Com a noite recrudesceu a desordem e na segunda-feira continuou a matança. Não encontravam na rua os Judeus? Arrombavam-se as portas das casas, arrastavam-se os moradores e… mulheres, velhos, crianças, todos, vivos ou mortos, eram lançados às fogueiras! Alguns fugiam de suas casas, corriam às igrejas, subiam aos altares e abraçavam-se às imagens dos santos, esperançados em que a misericórdia de Deus os livraria do suplício injusto! Mas não: a fera, atiçada pelos representantes do papa, aquecida pela onda de ferocidade que espraiava para além fronteiras, o tribunal de Torquemada, ia ali arrancá-los e matá-los sem distinção de sexo nem de idade. E as casas de todos eles eram saqueadas! E não eram só eles. Até cristãos-velhos eram mortos e roubados! Carnificina e pilhagem, em nome de Jesus!!!

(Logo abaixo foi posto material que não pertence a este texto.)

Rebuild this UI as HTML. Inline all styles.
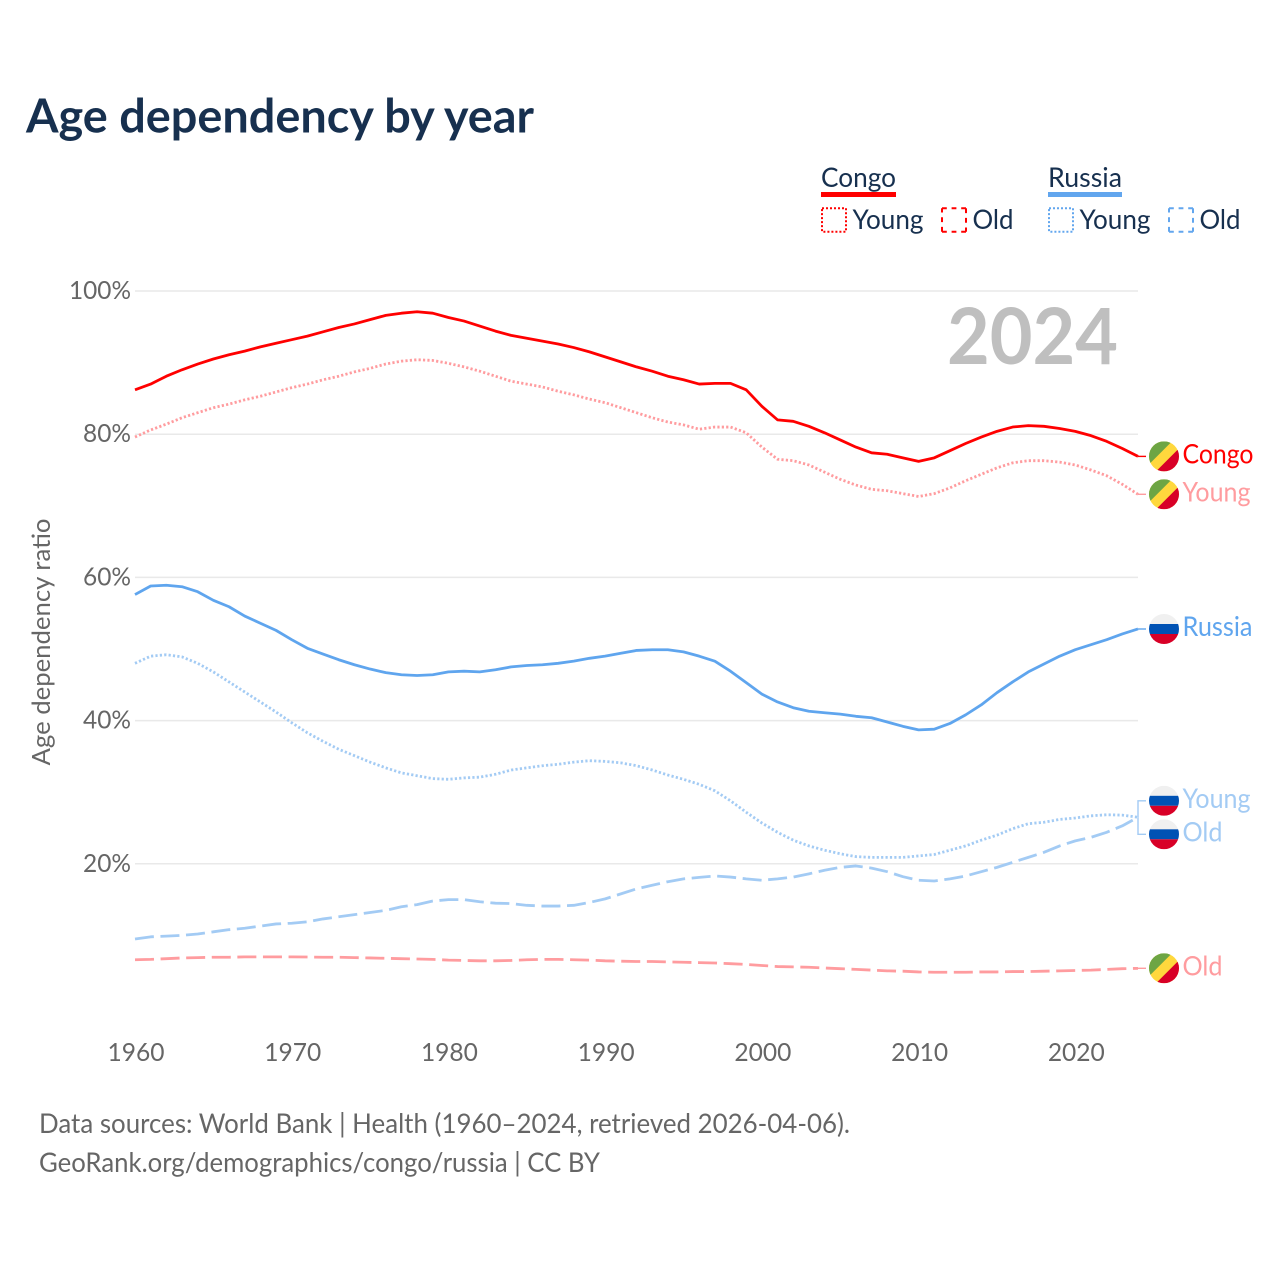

Pura renegação da ideia cristã!
O Cristo – imagem-resplendor do Bem, da Paz e do Amor – chama de luz que resplandeceu pela última vez no coração dos Apóstolos, Seus companheiros tão queridos – era assim arrastado no opróbrio – era assim esbofeteado nas próprias chagas do corpo macerado – era assim cuspido nos lábios, crestados pela esponja da ignomínia, e nos olhos que se apagaram numa derradeira súplica de perdão.
Embora tendo afrouxado a matança ao fim de segunda-feira, ainda continuou na terça!
À tarde deste dia… quando já estava acabada a revolta, entraram na cidade a restabelecer o sossego o corregedor Aires da Silva e o governador Álvaro de Castro.
O rei estava em Avis. Quando lhe deram conhecimento dos sucessos que lhe haviam de deslustrar o reinado, mandou o prior do Crato e o barão de Alvito inquirir de tudo e punir os culpados. Averiguou-se que, além dos estropiados, tinham sido assassinadas cerca de duas mil pessoas.
Foram enforcados os cabeças de motim, sem exclusão dos reverendos padres pregadores!